So … does this mean KCNA believes in unicorns?

America’s finest news source, The Onion, is presented as parody but can be mistaken for reality. North Korea’s finest news source, KCNA, is presented as reality but can be mistaken for parody. But if you compare the best work of each news source, KCNA is clearly funnier:

Pyongyang, November 29 (KCNA) — Archaeologists of the History Institute of the DPRK Academy of Social Sciences have recently reconfirmed a lair of the unicorn rode by King Tongmyong, founder of the Koguryo Kingdom (B.C. 277-A.D. 668).

The lair is located 200 meters from the Yongmyong Temple in Moran Hill in Pyongyang City. A rectangular rock carved with words “Unicorn Lair” stands in front of the lair. The carved words are believed to date back to the period of Koryo Kingdom (918-1392).

Jo Hui Sung, director of the Institute, told KCNA:

“Korea’s history books deal with the unicorn, considered to be ridden by King Tongmyong, and its lair.

The Sogyong (Pyongyang) chapter of the old book ‘Koryo History’ (geographical book), said: Ulmil Pavilion is on the top of Mt. Kumsu, with Yongmyong Temple, one of Pyongyang’s eight scenic spots, beneath it. The temple served as a relief palace for King Tongmyong, in which there is the lair of his unicorn.

The old book ‘Sinjungdonggukyojisungnam’ (Revised Handbook of Korean Geography) complied in the 16th century wrote that there is a lair west of Pubyok Pavilion in Mt. Kumsu.

The discovery of the unicorn lair, associated with legend about King Tongmyong, proves that Pyongyang was a capital city of Ancient Korea as well as Koguryo Kingdom.”  [KCNA, Nov. 29, 2012]

Unlike the Editor of The Peoples’ Daily, I’ve paused to ask myself, “Can they really be serious?” A S.T.A.L.I.N. search of KCNA’s archives reveals previous references to unicorns, but in those cases, KCNA characterized them as “mythical,” and this report does use the word “legend.”

Perhaps North Korea is throwing a lifeline to its embarrassed Chinese sponsors by planting this cunning and cryptic parody in the U.S. press, although if there’s any place you’d expect to see parody in North Korea, this isn’t it. (The North Koreans are deadly serious about establishing Pyongyang as the historical capital of a unified Korea.) Or perhaps KCNA is offering us scientific evidence that King Tongmyong deceived his people with myths and legends about himself … to bolster the credibility of its own historical claims. Or perhaps they’re telling people to believe in freaking unicorns!

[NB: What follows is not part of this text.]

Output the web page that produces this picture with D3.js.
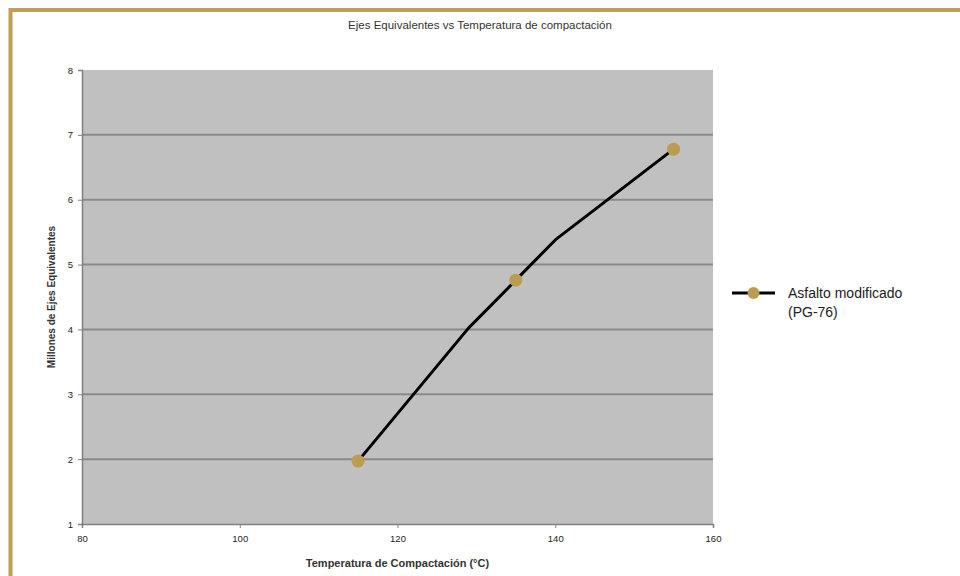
<!DOCTYPE html>
<html>
<head>
<meta charset="utf-8">
<script src="https://cdn.jsdelivr.net/npm/d3@7"></script>
<style>
  body { margin: 0; background: #ffffff; }
  text { font-family: "Liberation Sans", Arial, sans-serif; fill: #222; }
</style>
</head>
<body>
<div id="viz"></div>
<script>
// data
const temperaturas = [115, 129, 135, 140, 155];
const ejesEquivalentes = [1.97, 4.02, 4.76, 5.38, 6.78];
const conMarcador = [true, false, true, false, true];
const xTicks = [80, 100, 120, 140, 160];
const yTicks = [1, 2, 3, 4, 5, 6, 7, 8];
const serieNombre = ["Asfalto modificado", "(PG-76)"];

async function draw() {

  const data = temperaturas.map((t, i) => ({ t, v: ejesEquivalentes[i], m: conMarcador[i] }));
  const xAccessor = d => d.t;
  const yAccessor = d => d.v;

  // dimensions
  const dms = {
    width: 960,
    height: 576,
    margins: { top: 70, bottom: 52, left: 82, right: 247 }
  };
  dms.innerWidth = dms.width - dms.margins.left - dms.margins.right;
  dms.innerHeight = dms.height - dms.margins.top - dms.margins.bottom;

  const svg = d3.select("#viz")
                  .append("svg")
                    .attr("width", dms.width)
                    .attr("height", dms.height);

  // frame
  svg.append("rect")
      .attr("x", 10.5)
      .attr("y", 10)
      .attr("width", 1000)
      .attr("height", 700)
      .attr("fill", "none")
      .attr("stroke", "#bf9f55")
      .attr("stroke-width", 4);

  // title
  svg.append("text")
      .attr("x", 480)
      .attr("y", 29)
      .attr("text-anchor", "middle")
      .style("font-size", "11.5px")
      .style("fill", "#333")
      .text("Ejes Equivalentes vs Temperatura de compactación");

  const g = svg.append("g")
                .attr("transform", `translate(${dms.margins.left},${dms.margins.top})`);

  // scales
  const xScale = d3.scaleLinear()
                    .domain([80, 160])
                    .range([0, dms.innerWidth]);

  const yScale = d3.scaleLinear()
                    .domain([1, 8])
                    .range([dms.innerHeight, 0]);

  // plot area
  g.append("rect")
      .attr("width", dms.innerWidth)
      .attr("height", dms.innerHeight)
      .attr("fill", "#c0c0c0");

  // gridlines
  g.selectAll(".grid")
    .data(yTicks.filter(v => v > 1 && v < 8))
    .enter()
    .append("line")
      .attr("class", "grid")
      .attr("x1", 0)
      .attr("x2", dms.innerWidth)
      .attr("y1", d => yScale(d))
      .attr("y2", d => yScale(d))
      .attr("stroke", "#8a8a8a")
      .attr("stroke-width", 2);

  // axes
  const yAxis = d3.axisLeft(yScale)
                  .tickValues(yTicks)
                  .tickSize(4)
                  .tickPadding(5)
                  .tickFormat(d3.format("d"));

  const xAxis = d3.axisBottom(xScale)
                  .tickValues(xTicks)
                  .tickSize(4)
                  .tickPadding(7)
                  .tickFormat(d3.format("d"));

  const yAxisG = g.append("g").call(yAxis);
  const xAxisG = g.append("g")
                  .attr("transform", `translate(0,${dms.innerHeight})`)
                  .call(xAxis);

  [yAxisG, xAxisG].forEach(a => {
    a.select(".domain").attr("stroke", "#808080").attr("stroke-width", 1.5);
    a.selectAll(".tick line").attr("stroke", "#808080");
    a.selectAll(".tick text")
      .style("font-size", "9.5px")
      .style("font-family", "'Liberation Sans', Arial, sans-serif")
      .attr("fill", "#444");
  });

  // axis titles
  g.append("text")
      .attr("x", dms.innerWidth / 2)
      .attr("y", dms.innerHeight + 43)
      .attr("text-anchor", "middle")
      .style("font-size", "11px")
      .style("font-weight", "bold")
      .style("fill", "#333")
      .text("Temperatura de Compactación (°C)");

  g.append("text")
      .attr("transform", `translate(-27,${dms.innerHeight / 2}) rotate(-90)`)
      .attr("text-anchor", "middle")
      .style("font-size", "10px")
      .style("font-weight", "bold")
      .style("fill", "#333")
      .text("Millones de Ejes Equivalentes");

  // series
  const line = d3.line()
                  .x(d => xScale(xAccessor(d)))
                  .y(d => yScale(yAccessor(d)));

  g.append("path")
      .datum(data)
      .attr("d", line)
      .attr("fill", "none")
      .attr("stroke", "#000")
      .attr("stroke-width", 3)
      .attr("stroke-linejoin", "round");

  g.selectAll(".marker")
    .data(data.filter(d => d.m))
    .enter()
    .append("circle")
      .attr("class", "marker")
      .attr("cx", d => xScale(xAccessor(d)))
      .attr("cy", d => yScale(yAccessor(d)))
      .attr("r", 6.5)
      .attr("fill", "#bc9c50");

  // legend
  const legend = svg.append("g")
                      .attr("transform", "translate(732,293)");

  legend.append("line")
      .attr("x1", 0)
      .attr("x2", 43)
      .attr("stroke", "#000")
      .attr("stroke-width", 3);

  legend.append("circle")
      .attr("cx", 21.5)
      .attr("r", 6)
      .attr("fill", "#bc9c50");

  legend.selectAll(".leg-text")
    .data(serieNombre)
    .enter()
    .append("text")
      .attr("class", "leg-text")
      .attr("x", 56)
      .attr("y", (d, i) => 5 + i * 19)
      .style("font-size", "14px")
      .text(d => d);
}

draw();
</script>
</body>
</html>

I know I’ve been a little hard on KCNA for its faked photographs, its calls to slit the throat of the President of South Korea, and its attribution of supernatural powers to Kim Jong Il and Kim Jong Un, but not even I can deny that KCNA reports like this one provide us unique and exclusive access to a world no one else is showing us.  As Jean H. Lee recently put it:

Even though the images and words that the AP produces from Pyongyang are clearly shaped and influenced by the regime, Lee defended her bureau’s presence against accusations from media critics that it is serving the interests of a brutal regime rather than investigating the truth about starvation and a vast gulag system. “Some critics don’t want us there,” she said. “But isn’t it better that we are there? We try to get on the ground to see what’s happening. We have to flesh out the narrative.”

Who, me? I want the crack AP-KCNA Truth Squad right where it can tell us what a keun of unicorn flesh sells for in Chongjin today! Far better that we know just the officially-shaped part of the story of North Korea’s unique biodiversity than none at all! Surely there’s a fragile ecosystem here that requires protection through a generous U.N. grant.  So far, however, the AP hasn’t put this exclusive KCNA report on the wires.  I hope they dare to believe in their sweet dreams, because nothing cloaks a news agency in an air of global respectability like shouting “Look! Unicorn!” to the whole world.

Speaking of which, who else has noticed how quiet the AP’s Pyongyang Journal has been recently?  The last report hosted there is this (seriously, no-kidding) excellent October 7th report from Tim Sullivan.  Sullivan has published at least one other report since then, about the supposed popularity of “Gone With The Wind” in Pyongyang.

Hat tip to (no, not The Onion) Chico Harlan’s Twitter feed.

2 Responses

  1. Maybe it’s one of those mutilated goat unicorns like that guy had leased to the circus.

  2. It would appear to be the qilin/kirin, a regional folkloric chimera of an ox and deer and horse. And, one source I’ve found says the translation of “lair” as discussed above was more a reference to Dongmyeong’s palace; with the Juche archeologists bigging Pyongyang up as the centre of ye olde kingdom of Goguryeo.